One last thing, something I always talk about in my communication workshops. Even though the workshops are for business professionals and we talk a lot about communication issues in the workplace, we all have a private life. Language issues crop up in both, so some of my examples are family-oriented.

When we’re correcting, we’re really criticizing, right? We’re saying that the other person is doing something wrong. Do we criticize with a soft, loving voice? I don’t think so. I think our voice from the beginning will have an edge that the other person can hear. And once we start criticizing, if we don’t get the desired result, our voice gets harsher.

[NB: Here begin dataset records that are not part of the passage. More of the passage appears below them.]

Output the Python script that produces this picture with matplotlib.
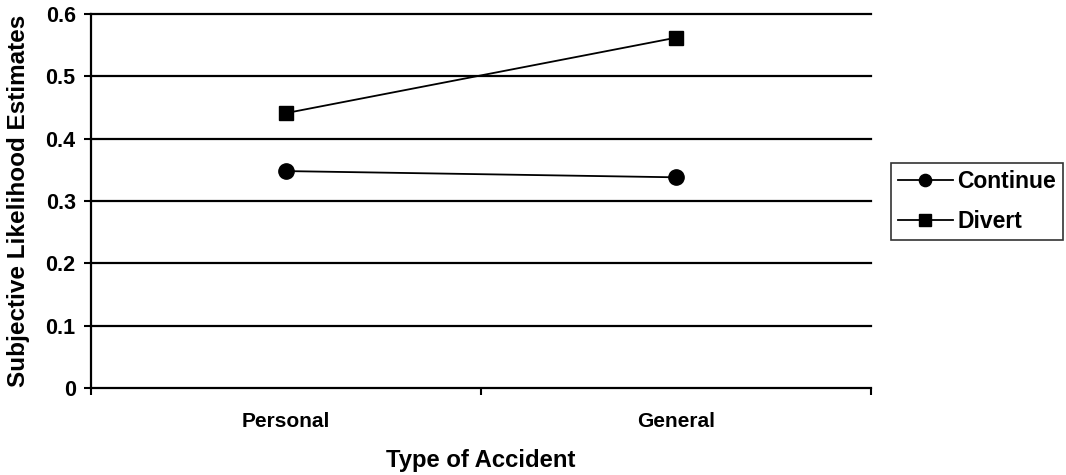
import numpy as np
from matplotlib import pyplot as plt
from matplotlib.ticker import FixedLocator, NullFormatter

plt.rcParams['font.family'] = ['Liberation Sans', 'DejaVu Sans']
plt.rcParams['font.weight'] = 'bold'

categories = ['Personal', 'General']
continue_vals = [0.348, 0.338]
divert_vals = [0.441, 0.562]
y_ticks = [0, 0.1, 0.2, 0.3, 0.4, 0.5, 0.6]

fig = plt.figure(figsize=(10.66, 4.75), dpi=100)
ax = fig.add_axes([91/1066, 1 - 388/475, 780/1066, 374/475])

x = np.arange(len(categories)) + 0.5
ax.plot(x, continue_vals, color='black', lw=1.3, marker='o', ms=11, label='Continue')
ax.plot(x, divert_vals, color='black', lw=1.3, marker='s', ms=10.5, label='Divert')

ax.set_xlim(0, 2)
ax.set_ylim(0, 0.6)
ax.set_yticks(y_ticks)
ax.set_yticklabels(['0', '0.1', '0.2', '0.3', '0.4', '0.5', '0.6'])
for v in y_ticks[1:]:
    ax.axhline(v, color='black', lw=1.6, zorder=0, clip_on=False)

ax.xaxis.set_major_locator(FixedLocator([0, 1, 2]))
ax.xaxis.set_major_formatter(NullFormatter())
ax.xaxis.set_minor_locator(FixedLocator(x))
ax.set_xticklabels(categories, minor=True)
ax.tick_params(axis='x', which='minor', length=0, pad=17, labelsize=15)
ax.tick_params(axis='x', which='major', length=5, width=1.5)
ax.tick_params(axis='y', length=5, width=1.5, labelsize=15.5, pad=6)

for s in ['top', 'right']:
    ax.spines[s].set_visible(False)
for s in ['left', 'bottom']:
    ax.spines[s].set_linewidth(1.6)

ax.set_xlabel('Type of Accident', fontsize=17.2, fontweight='bold', labelpad=13)
ax.set_ylabel('Subjective Likelihood Estimates', fontsize=17.5, fontweight='bold', labelpad=11)

leg = fig.legend(loc='upper left', bbox_to_anchor=(891/1066, 1 - 163/475), fontsize=16.5,
                 frameon=True, fancybox=False, edgecolor='black', handlelength=2.4,
                 borderpad=0.3, labelspacing=0.75, handletextpad=0.2, borderaxespad=0,
                 markerscale=0.8)
leg.get_frame().set_linewidth(1.2)

plt.savefig('out.png', dpi=100)
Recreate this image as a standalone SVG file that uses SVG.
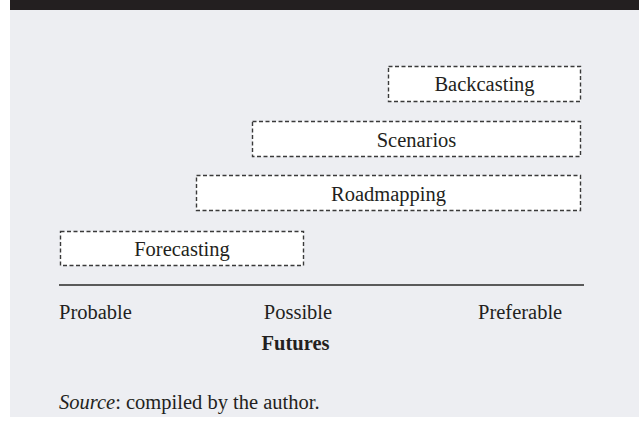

There’s not much good happening at that moment, is there?

But when we’re coaching, how do we sound? Yes. Nicer. Friendlier. We’re guiding, we’re gently shaping behavior, and we’re usually getting positive results. And I saw and heard this at that swimming pool! That young woman kept her voice friendly each time, and she got the result she wanted and needed. And everyone seemed to be having a really good time!

So the next time your child holds a glass and you want to make sure the glass doesn’t hit the floor . . . rather than “Don’t drop it!” try this: “Johnny, please hold the glass with both hands.”

By the way, this works with adults, too.